Entre el apoyo gubernamental y la falta de alternativas
En México, ser artista de tiempo completo oscila entre lo difícil a lo casi imposible. Los que logran tal hazaña –especie rara – se concentran mayormente en la capital del país; en el resto de los casos, a veces la actividad artística es complementada por la docencia, la investigación o algún puesto gubernamental; en muchos otros se tienen empleos fuera del rubro que permiten garantizar las condiciones para financiar la actividad artística. Ser artista en México con frecuencia es pagar por serlo.
Desde la perspectiva laboral, lo que abunda en el sector artístico mexicano son las carencias. En un país en el que la regla es la falta de recursos, de fuentes de trabajo, de condiciones de trabajo dignas, de seguridad social, es normal preguntarse si alguna vez será posible pensar en las artes escénicas mexicanas como un sector económicamente autosustentable, no se diga lucrativo.
En la actualidad, las artes son mayormente sustentadas por programas gubernamentales. El artículo 4º de la Constitución Mexicana establece que el estado tiene la responsabilidad de garantizar el acceso a la cultura, por lo que suelen existir apoyos económicos para la producción de espectáculos en los diferentes niveles de gobierno. Si la cantidad de apoyos son suficientes y, sobre todo, si son distribuidos de manera adecuada es algo que tiene que ser revisado –la mayoría de los artistas dirán que ni uno ni lo otro– pero lo cierto es que, por más extraño que nos parezca a los creadores nacionales, muchos artistas extranjeros suelen mencionar que nuestra situación es “envidiable”, vaya, que en otros países ni los pocos, insuficientes y mal distribuidos apoyos existen.

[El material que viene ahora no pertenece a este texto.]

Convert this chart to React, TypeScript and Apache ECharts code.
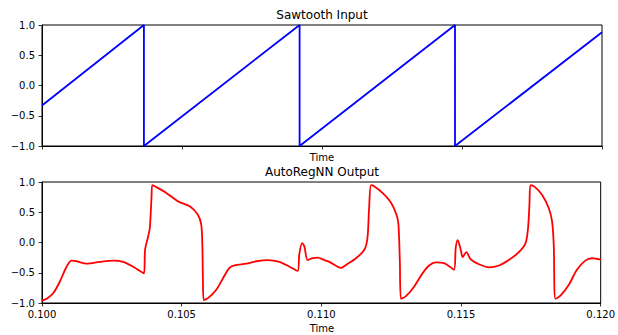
import React, { useEffect, useRef } from "react";
import * as echarts from "echarts";

const xTicks = [0.1, 0.105, 0.11, 0.115, 0.12];
const yTicks = [-1.0, -0.5, 0.0, 0.5, 1.0];

// Sawtooth input: vertices [time, value]
const sawTime = [0.1, 0.10364, 0.10364, 0.1092, 0.1092, 0.11475, 0.11475, 0.12];
const sawValue = [-0.33, 1.0, -1.0, 1.0, -1.0, 1.0, -1.0, 0.88];

// AutoRegNN output
const outTime = [
  0.1, 0.10017, 0.1004, 0.10064, 0.10088, 0.10106, 0.10124, 0.1016, 0.10207, 0.10255,
  0.1029, 0.10326, 0.10365, 0.10369, 0.1038, 0.10386, 0.10392, 0.10395, 0.10404, 0.10445,
  0.10487, 0.10529, 0.10558, 0.1057, 0.10574, 0.10576, 0.10579, 0.10594, 0.10624,
  0.10648, 0.10671, 0.10689, 0.10731, 0.10767, 0.10808, 0.1085, 0.10886, 0.10915, 0.10921,
  0.10931, 0.10939, 0.10951, 0.10969, 0.10987, 0.11011, 0.11029, 0.1107, 0.11088, 0.11124,
  0.11154, 0.11165, 0.11171, 0.11178, 0.11189, 0.11219, 0.11249, 0.11269, 0.11276, 0.11281,
  0.11285, 0.11302, 0.11332, 0.11362, 0.11386, 0.1141, 0.11439, 0.11475, 0.11481, 0.11488,
  0.11499, 0.11506, 0.11519, 0.11535, 0.11564, 0.116, 0.11636, 0.11671, 0.11707, 0.11731,
  0.1174, 0.11745, 0.11749, 0.11764, 0.1179, 0.11814, 0.11826, 0.11832, 0.11838, 0.11856,
  0.11886, 0.11915, 0.11945, 0.11969, 0.12,
];
const outValue = [
  -0.96, -0.93, -0.84, -0.645, -0.4, -0.3, -0.31, -0.35, -0.32, -0.3,
  -0.32, -0.4, -0.51, -0.12, 0.1, 0.24, 0.74, 0.95, 0.93, 0.82,
  0.68, 0.6, 0.46, 0.3, -0.04, -0.59, -0.95, -0.92, -0.78,
  -0.59, -0.42, -0.38, -0.35, -0.31, -0.29, -0.32, -0.4, -0.47, -0.2,
  -0.01, -0.06, -0.29, -0.26, -0.25, -0.29, -0.32, -0.42, -0.37, -0.26,
  -0.12, 0.07, 0.57, 0.95, 0.93, 0.82, 0.66, 0.46, 0.3, -0.31,
  -0.93, -0.89, -0.73, -0.51, -0.38, -0.33, -0.34, -0.45, -0.09, 0.04,
  -0.12, -0.24, -0.16, -0.28, -0.36, -0.41, -0.38, -0.29, -0.16, -0.01,
  0.24, 0.63, 0.95, 0.92, 0.79, 0.57, 0.35, -0.04, -0.93, -0.88,
  -0.7, -0.45, -0.3, -0.26, -0.285,
];

const FONT = "DejaVu Sans";
const fmtY = (v: number) => v.toFixed(1).replace("-", "\u2212");
const fmtX = (v: number) => v.toFixed(3);

export default function App() {
  const ref = useRef<HTMLDivElement>(null);
  useEffect(() => {
    if (!ref.current) return;
    const chart = echarts.init(ref.current, null, { renderer: "svg" });
    const L = 42, W = 560;
    const mkX = (gi: number, showLabels: boolean) => ({
      type: "value",
      gridIndex: gi,
      min: xTicks[0],
      max: xTicks[xTicks.length - 1],
      interval: 0.005,
      axisLine: { show: true, onZero: false, lineStyle: { color: "#000", width: 1 } },
      axisTick: { show: true, length: 3.5, lineStyle: { color: "#000", width: 0.8 } },
      axisLabel: {
        show: showLabels,
        formatter: fmtX,
        color: "#000",
        fontFamily: FONT,
        fontSize: 10,
        margin: 6,
      },
      splitLine: { show: false },
    });
    const mkY = (gi: number) => ({
      type: "value",
      gridIndex: gi,
      min: yTicks[0],
      max: yTicks[yTicks.length - 1],
      interval: 0.5,
      axisLine: { show: true, onZero: false, lineStyle: { color: "#000", width: 1 } },
      axisTick: { show: true, length: 3.5, lineStyle: { color: "#000", width: 0.8 } },
      axisLabel: { formatter: fmtY, color: "#000", fontFamily: FONT, fontSize: 10, margin: 7 },
      splitLine: { show: false },
    });
    const textStyle = (t: string, x: number, y: number, size: number) => ({
      type: "text",
      x,
      y,
      style: {
        text: t,
        fill: "#000",
        font: `${size}px '${FONT}'`,
        textAlign: "center",
        textVerticalAlign: "middle",
      },
    });
    chart.setOption({
      animation: false,
      backgroundColor: "#fff",
      grid: [
        { left: L, width: W, top: 25, height: 121, show: true, borderColor: "#000", borderWidth: 1, containLabel: false },
        { left: L, width: W, top: 182, height: 121, show: true, borderColor: "#000", borderWidth: 1, containLabel: false },
      ],
      xAxis: [mkX(0, false), mkX(1, true)],
      yAxis: [mkY(0), mkY(1)],
      series: [
        {
          type: "line",
          xAxisIndex: 0,
          yAxisIndex: 0,
          data: sawTime.map((t, i) => [t, sawValue[i]]),
          showSymbol: false,
          lineStyle: { color: "#0000ff", width: 1.8 },
          clip: true,
        },
        {
          type: "line",
          xAxisIndex: 1,
          yAxisIndex: 1,
          data: outTime.map((t, i) => [t, outValue[i]]),
          showSymbol: false,
          smooth: 0.3,
          lineStyle: { color: "#ff0000", width: 1.8 },
          clip: true,
        },
      ],
      graphic: [
        textStyle("Sawtooth Input", 322, 14.5, 12),
        textStyle("Time", 322, 157.5, 10),
        textStyle("AutoRegNN Output", 322, 172, 12),
        textStyle("Time", 322, 328, 10),
      ],
    });
    return () => chart.dispose();
  }, []);
  return (
    <div
      ref={ref}
      style={{ position: "absolute", left: 0, top: 0, width: 618, height: 335 }}
    />
  );
}
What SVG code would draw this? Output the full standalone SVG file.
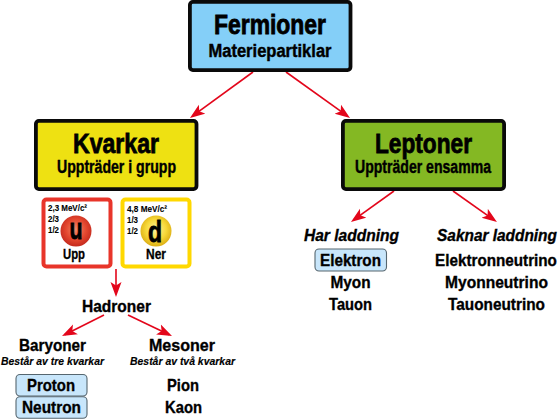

Es en parte por los mencionados estímulos y en gran medida por la insistencia de los creadores, que la escena artística en México se mantiene, aunque no de la manera más óptima y mucho menos saludable. Habría que preguntarse qué hace falta para que el sector evolucione.
Algunas voces dicen que el asumir la obligación del gobierno en el apoyo a la cultura ha provocado que no se busquen otras alternativas que hagan del funcionamiento de las artes escénicas algo más próximo a un negocio real, uno que busca el lucro y por lo tanto se sostiene del consumo del producto que ofrece. La cuestión es, ¿qué tan saludable es mirar al arte como comercio? y ¿esa visión es capaz de generar proyectos que sean necesarios además de un arte deseado por el espectador?, ¿que sucedería con la variedad de opiniones expresadas en el arte hoy, si éste necesitara ser vendible para existir?
Más allá de los contras, es cierto que una actitud que depende de las becas y estímulos para generar proyectos no es lo más proactivo y puede habernos sumido en una cierta “comodidad”, si es que así puede llamarse a la situación de precariedad que se vive. Muchos proyectos que podrían valer la pena terminan en el cementerio de los borradores debido a que nunca llegan a ser uno de los pocos elegidos para una beca y porque sus creadores no cuentan con el conocimiento o las opciones reales para buscar algún otro modelo de producción. Ni hablar del hecho de que muchas de estas becas son otorgadas por medio de un proceso de evaluación que implica la capacidad de poner en papel el plan de realización de un arte que no puede ser contenida efectivamente con el solo uso de la palabra.
Para salir de la llamada comodidad de la que se les acusa a los artistas, éstos tendrían entonces que generar productos que fueran altamente comerciables en un país que no tiene el público para consumir la totalidad de espectáculos que se ofrecen porque la cultura de ir al teatro no se promueve. Podrían también recurrir a donaciones, pero para que esa posibilidad sea realmente atractiva es necesaria la constitución legal de una compañía, lo que exige una inversión que no todos pueden costear. Implica, también, tener los contactos con el interés y el dinero para financiar el arte, pero en un país en el que el interés por la misma es tan poco, ¿cómo se sale del dilema?